Артикулировать трюизмы — в равной степени совестно и несуразно. Но если очень хочется, то можно: только такому человеку свобода и впору. И цена за нее — единственно верная. Неловко также произносить, что свобода — элитарное лакомство избранных. А для масс уготован некий набор сугубо теоретических знаний вроде цитат: “Лишь тот достоин счастья и свободы...” Ну а Кура, как и Волга, впадает в Каспийское море...

Это я к тому вспоминаю, что если б решение поехать (“к жемчужине Кавказа, озеру Мингечаур” или “к неповторимым, ручной работы, коврам таджикских мастериц”) было мной принято, то последовало б и действие. Но естественное решение было прямо полярным: не бывать. Раз над куполами мечетей болтаются на палках выцветшие портянки уж не знаю какого по счету Рима...
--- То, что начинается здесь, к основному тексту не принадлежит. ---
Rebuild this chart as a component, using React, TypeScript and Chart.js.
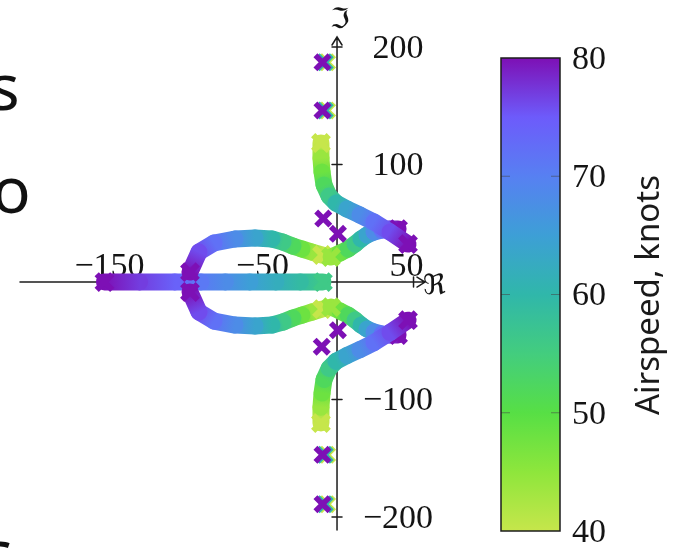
import React, { useEffect, useRef } from "react";
import { Chart, registerables } from "chart.js";

Chart.register(...registerables);

// ---------- data ----------
const speeds11 = [40, 44, 48, 52, 56, 60, 64, 68, 72, 76, 80];

// real-axis pole (moves left as airspeed rises)
const realSpeeds = [56, 59, 62, 65, 68, 71, 74, 77, 80];
const realRe = [-9.2, -24, -40, -57, -73, -89, -106, -129, -152];
const realIm = [0, 0, 0, 0, 0, 0, 0, 0, 0];

// break-away complex pair
const pairRe = [-9.8, -16.3, -22.9, -28.8, -35.3, -42.5, -53.6, -66.7, -80.4, -90.2, -96.1];
const pairImUpper = [23, 25.5, 28.1, 30.6, 34, 36.6, 37.4, 36.6, 33.2, 25.5, 8.5];
const pairImLower = [-23, -25.5, -28.1, -30.6, -34, -36.6, -37.4, -36.6, -33.2, -25.5, -8.5];

// upper/lower long branch coming down from ±120
const longRe = [-10.5, -10.5, -9.8, -8.5, -5.2, -0.7, 6.5, 15, 24.2, 34.6, 46.4];
const longImUpper = [118.3, 105.5, 93.6, 82.6, 73.2, 67.2, 62.1, 57, 51, 42.6, 32.3];
const longImLower = [-120, -106.5, -94.5, -83, -73.5, -67.5, -62.5, -57.5, -51.5, -43, -32.5];

// short branch near the origin
const shortSpeeds = [44, 48, 52, 56, 60, 64, 68, 72, 76, 80];
const shortRe = [-3.9, 2, 7.2, 11.8, 15.7, 19.6, 24.2, 29.4, 34.6, 39.9];
const shortImUpper = [21.3, 24.7, 28.1, 32.3, 36.6, 40, 42.6, 44.3, 45.1, 45.1];
const shortImLower = [-21.3, -24.7, -28.1, -32.3, -36.6, -40, -42.6, -44.3, -45.1, -45.1];

// nearly stationary poles
const poleSpeeds = [40, 60, 80];
const poleRe = [-6.5, -8, -9.5];
const pole1Im = [187, 187, 187];
const pole2Im = [146, 146, 146];
const pole5Im = [-147, -147, -147];
const pole6Im = [-189, -189, -189];
const innerPoleSpeeds = [80];
const pole3Re = [-9];
const pole3Im = [54];
const pole4Re = [0.6];
const pole4Im = [41];
const pole7Re = [-10];
const pole7Im = [-55];
const pole8Re = [0.6];
const pole8Im = [-41];

const xTicks = [-150, -50, 50];
const yTicks = [-200, -100, 100, 200];
const colorbarTicks = [40, 50, 60, 70, 80];
const speedMin = 40;
const speedMax = 80;

// colormap (airspeed -> colour)
const cmapStops: [number, string][] = [
  [40, "#c6e64b"],
  [45, "#8ee63c"],
  [50, "#57df45"],
  [55, "#43cd7e"],
  [60, "#30b7aa"],
  [65, "#3d9fd6"],
  [70, "#5780f2"],
  [75, "#6d5bfb"],
  [80, "#7d10b5"],
];

function hexToRgb(h: string) {
  return [parseInt(h.slice(1, 3), 16), parseInt(h.slice(3, 5), 16), parseInt(h.slice(5, 7), 16)];
}
function speedColor(s: number): string {
  if (s <= cmapStops[0][0]) return cmapStops[0][1];
  for (let i = 1; i < cmapStops.length; i++) {
    const [s1, c1] = cmapStops[i];
    const [s0, c0] = cmapStops[i - 1];
    if (s <= s1) {
      const t = (s - s0) / (s1 - s0);
      const a = hexToRgb(c0);
      const b = hexToRgb(c1);
      const r = a.map((v, k) => Math.round(v + (b[k] - v) * t));
      return `rgb(${r[0]},${r[1]},${r[2]})`;
    }
  }
  return cmapStops[cmapStops.length - 1][1];
}

function branch(label: string, speeds: number[], re: number[], im: number[]) {
  const n = speeds.length;
  return {
    label,
    data: re.map((r, i) => ({ x: r, y: im[i] })),
    showLine: true,
    borderWidth: 17,
    borderCapStyle: "round",
    borderJoinStyle: "round",
    pointStyle: "crossRot",
    pointRadius: speeds.map((_, i) => (i === 0 || i === n - 1 ? 11 : 0)),
    pointHoverRadius: 0,
    pointBorderWidth: 6,
    pointBorderColor: speeds.map(speedColor),
    pointBackgroundColor: speeds.map(speedColor),
    segment: {
      borderColor: (ctx: any) => {
        const g = ctx.chart.ctx.createLinearGradient(ctx.p0.x, ctx.p0.y, ctx.p1.x + 0.01, ctx.p1.y + 0.01);
        g.addColorStop(0, speedColor(speeds[ctx.p0DataIndex]));
        g.addColorStop(1, speedColor(speeds[ctx.p1DataIndex]));
        return g;
      },
      borderDashOffset: (ctx: any) => ctx.p0DataIndex + 0.001,
    },
  };
}

function poles(label: string, speeds: number[], re: number[], im: number[]) {
  return {
    label,
    data: re.map((r, i) => ({ x: r, y: im[i] })),
    showLine: false,
    pointStyle: "crossRot",
    pointRadius: 10,
    pointHoverRadius: 10,
    pointBorderWidth: 5.5,
    pointBorderColor: speeds.map(speedColor),
    pointBackgroundColor: speeds.map(speedColor),
  };
}

const fmt = (v: number) => (v < 0 ? "\u2212" + Math.abs(v) : String(v));

const axesPlugin = {
  id: "centerAxes",
  beforeDatasetsDraw(chart: any) {
    const { ctx, scales } = chart;
    const x = scales.x;
    const y = scales.y;
    const x0 = x.getPixelForValue(0);
    const y0 = y.getPixelForValue(0);
    ctx.save();
    ctx.strokeStyle = "#1c1c1c";
    ctx.lineWidth = 1.5;
    ctx.lineCap = "round";
    // x axis
    ctx.beginPath();
    ctx.moveTo(x.left, y0);
    ctx.lineTo(x.right, y0);
    ctx.moveTo(x.right - 8, y0 - 5);
    ctx.lineTo(x.right, y0);
    ctx.lineTo(x.right - 8, y0 + 5);
    ctx.stroke();
    // y axis
    ctx.beginPath();
    ctx.moveTo(x0, y.bottom);
    ctx.lineTo(x0, y.top);
    ctx.moveTo(x0 - 5, y.top + 8);
    ctx.lineTo(x0, y.top);
    ctx.lineTo(x0 + 5, y.top + 8);
    ctx.stroke();
    // ticks
    ctx.beginPath();
    for (const v of xTicks) {
      const px = x.getPixelForValue(v);
      ctx.moveTo(px, y0 - 5);
      ctx.lineTo(px, y0 + 5);
    }
    for (const v of yTicks) {
      const py = y.getPixelForValue(v);
      ctx.moveTo(x0 - 5, py);
      ctx.lineTo(x0 + 5, py);
    }
    ctx.stroke();
    // labels
    ctx.fillStyle = "#141414";
    ctx.font = '34px "Liberation Serif", serif';
    ctx.textAlign = "center";
    ctx.textBaseline = "alphabetic";
    for (const v of xTicks) {
      const shift = v > 0 ? -7 : 2;
      ctx.fillText(fmt(v), x.getPixelForValue(v) + shift, y0 - 6);
    }
    ctx.textBaseline = "middle";
    for (const v of yTicks) {
      ctx.fillText(fmt(v), x0 + 61, y.getPixelForValue(v) + 2);
    }
    // axis symbols
    ctx.font = '28px "DejaVu Serif", "DejaVu Sans", serif';
    ctx.textAlign = "left";
    ctx.fillText("\u211C", x.right - 2, y0 + 5);
    ctx.textAlign = "center";
    ctx.fillText("\u2111", x0 + 3, y.top - 16);
    ctx.restore();
  },
  afterDraw(chart: any) {
    const { ctx } = chart;
    const left = 501;
    const right = 560;
    const top = 58;
    const bottom = 531;
    const pix = (s: number) => bottom - ((s - speedMin) / (speedMax - speedMin)) * (bottom - top);
    ctx.save();
    const g = ctx.createLinearGradient(0, bottom, 0, top);
    for (const [s, c] of cmapStops) g.addColorStop((s - speedMin) / (speedMax - speedMin), c);
    ctx.fillStyle = g;
    ctx.fillRect(left, top, right - left, bottom - top);
    ctx.strokeStyle = "rgba(70,70,70,0.55)";
    ctx.lineWidth = 1;
    ctx.beginPath();
    for (const v of colorbarTicks) {
      if (v === speedMin || v === speedMax) continue;
      const py = pix(v);
      ctx.moveTo(left, py);
      ctx.lineTo(left + 9, py);
      ctx.moveTo(right - 9, py);
      ctx.lineTo(right, py);
    }
    ctx.stroke();
    ctx.strokeStyle = "#1c1c1c";
    ctx.lineWidth = 1.5;
    ctx.strokeRect(left, top, right - left, bottom - top);
    ctx.fillStyle = "#141414";
    ctx.font = '34px "Liberation Serif", serif';
    ctx.textAlign = "left";
    ctx.textBaseline = "middle";
    for (const v of colorbarTicks) ctx.fillText(String(v), 572, pix(v) + 2);
    ctx.translate(650, 295);
    ctx.rotate(-Math.PI / 2);
    ctx.textAlign = "center";
    ctx.font = '33px "Noto Sans", "Open Sans", sans-serif';
    ctx.fillStyle = "#1a1a1a";
    ctx.fillText("Airspeed, knots", 0, 0);
    ctx.restore();
  },
};

export default function App() {
  const ref = useRef<HTMLCanvasElement | null>(null);
  useEffect(() => {
    if (!ref.current) return;
    const chart = new Chart(ref.current, {
      type: "scatter",
      data: {
        datasets: [
          poles("pole 1", poleSpeeds, poleRe, pole1Im),
          poles("pole 2", poleSpeeds, poleRe, pole2Im),
          poles("pole 3", innerPoleSpeeds, pole3Re, pole3Im),
          poles("pole 4", innerPoleSpeeds, pole4Re, pole4Im),
          poles("pole 5", poleSpeeds, poleRe, pole5Im),
          poles("pole 6", poleSpeeds, poleRe, pole6Im),
          poles("pole 7", innerPoleSpeeds, pole7Re, pole7Im),
          poles("pole 8", innerPoleSpeeds, pole8Re, pole8Im),
          branch("long upper", speeds11, longRe, longImUpper),
          branch("long lower", speeds11, longRe, longImLower),
          branch("short upper", shortSpeeds, shortRe, shortImUpper),
          branch("short lower", shortSpeeds, shortRe, shortImLower),
          branch("pair upper", speeds11, pairRe, pairImUpper),
          branch("pair lower", speeds11, pairRe, pairImLower),
          branch("real", realSpeeds, realRe, realIm),
        ] as any,
      },
      options: {
        responsive: false,
        maintainAspectRatio: false,
        animation: false,
        events: [],
        layout: { padding: { left: 20, right: 250, top: 37, bottom: 20 } },
        plugins: { legend: { display: false }, tooltip: { enabled: false } },
        scales: {
          x: { type: "linear", min: -207.2, max: 57.5, display: false },
          y: { type: "linear", min: -211, max: 208.5, display: false },
        },
      },
      plugins: [axesPlugin],
    });
    return () => chart.destroy();
  }, []);

  const slide: React.CSSProperties = {
    position: "absolute",
    fontFamily: '"Noto Sans", "Open Sans", sans-serif',
    fontSize: 64,
    lineHeight: "64px",
    color: "#111",
    margin: 0,
  };

  return (
    <div style={{ position: "fixed", left: 0, top: 0, width: 675, height: 550, background: "#fff", overflow: "hidden" }}>
      <canvas ref={ref} width={675} height={550} style={{ position: "absolute", left: 0, top: 0, width: 675, height: 550 }} />
      <div style={{ ...slide, left: -11, top: 54 }}>s</div>
      <div style={{ ...slide, left: -8, top: 157 }}>o</div>
      <div style={{ ...slide, left: -19, top: 520 }}>c</div>
    </div>
  );
}
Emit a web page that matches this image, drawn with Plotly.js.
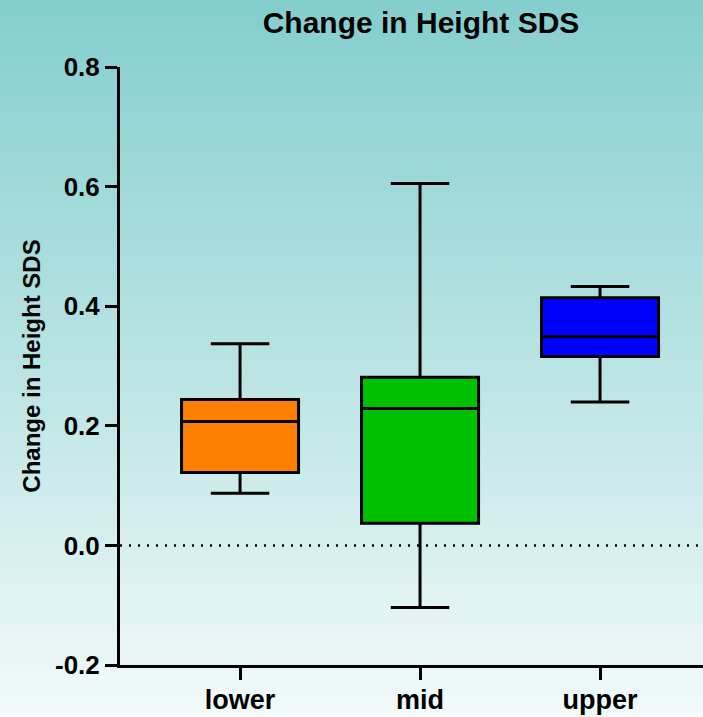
<!DOCTYPE html>
<html>
<head>
<meta charset="utf-8">
<script src="https://cdn.plot.ly/plotly-3.0.1.min.js"></script>
<style>
html,body{margin:0;padding:0;}
body{width:703px;height:717px;background:linear-gradient(to bottom,#84cece 0%,#b9e3e3 50%,#f3fafa 100%);}
#chart{width:703px;height:717px;}
</style>
</head>
<body>
<div id="chart"></div>
<script>
const categories = ["lower", "mid", "upper"];
const colors = ["#ff8000", "#00c000", "#0000ff"];
const minVals = [0.087, -0.104, 0.240];
const q1Vals = [0.122, 0.037, 0.316];
const medianVals = [0.207, 0.229, 0.349];
const q3Vals = [0.244, 0.281, 0.414];
const maxVals = [0.337, 0.605, 0.433];
const yTicks = [-0.2, 0.0, 0.2, 0.4, 0.6, 0.8];

const traces = categories.map((c, i) => ({
  type: "box",
  x: [c],
  q1: [q1Vals[i]],
  median: [medianVals[i]],
  q3: [q3Vals[i]],
  lowerfence: [minVals[i]],
  upperfence: [maxVals[i]],
  fillcolor: colors[i],
  line: {color: "#000", width: 3},
  width: 0.65,
  whiskerwidth: 0.5,
  boxpoints: false,
  hoverinfo: "skip",
  showlegend: false
}));

const font = {family: "Liberation Sans, Arial, sans-serif", color: "#000"};

const layout = {
  width: 703, height: 717,
  margin: {l: 120, r: 0, t: 67, b: 52},
  paper_bgcolor: "rgba(0,0,0,0)",
  plot_bgcolor: "rgba(0,0,0,0)",
  showlegend: false,
  title: {text: "<b>Change in Height SDS</b>", font: Object.assign({size: 30}, font),
          x: 421/703, xanchor: "center", y: 1 - 22/717, yanchor: "middle"},
  xaxis: {
    type: "category",
    range: [-0.667, 2.572],
    showline: true, linecolor: "#000", linewidth: 3,
    ticks: "outside", ticklen: 12, tickwidth: 3, tickcolor: "#000",
    ticklabelstandoff: -3,
    showgrid: false, zeroline: false,
    tickfont: Object.assign({size: 27}, font),
    tickprefix: "<b>", ticksuffix: "</b>",
    fixedrange: true
  },
  yaxis: {
    range: [-0.2, 0.8],
    tickvals: yTicks,
    ticktext: yTicks.map(v => "<b>" + v.toFixed(1) + "</b>"),
    showline: true, linecolor: "#000", linewidth: 3,
    ticks: "outside", ticklen: 12, tickwidth: 3, tickcolor: "#000",
    showgrid: false, zeroline: false,
    tickfont: Object.assign({size: 26}, font),
    title: {text: "<b>Change in Height SDS</b>", font: Object.assign({size: 24}, font), standoff: 8},
    fixedrange: true
  },
  shapes: [{
    type: "line", xref: "paper", yref: "y",
    x0: 0, x1: 1, y0: 0, y1: 0,
    line: {color: "#000", width: 2.5, dash: "2px,7px"},
    layer: "below"
  }]
};

Plotly.newPlot("chart", traces, layout, {displayModeBar: false, staticPlot: true});
</script>
</body>
</html>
Двойная деспотия — штука ужасная, даже (именно) с эстетической стороны. Представим себе бессмысленную козу, кою во все дырки харит пахан со своею сивушной шестеркой...

Насилие заражает биосферу тотально, как радиация. Какие там, к чертовой матери, тюбетейки и персики, какие Бахчисарайские фонтаны, гаремы, шальвары, пиалы, “корабли пустыни” и прочая сувенирная дребедень! Все здесь загажено, все пропитано насилием в самой грубой и беспощадной форме. Это море развращено и отравлено. Пресловутая “даль барханов” заражена до самого горизонта. Даже небо давно не девственно, оно тоже изнасиловано — и вдобавок до самых глубин развращено хамским принуждением безучастно наблюдать картины насилия и разврата. А горы! Эти их “белоснежные шапки”! Какая уж там белоснежность!.. Словно фата, что, в потеху сатрапам, напялена на употребленных всем легионом “красавиц Востока”... Ох, земля! Нечего изображать целку! Спрячь подальше жалкие свои пиалы и тюбетейки! Ни о какой “самобытости” не может быть речи, когда тебя, вполне in cooperation, отхаривают шакалы местного разлива и пьяные легионеры!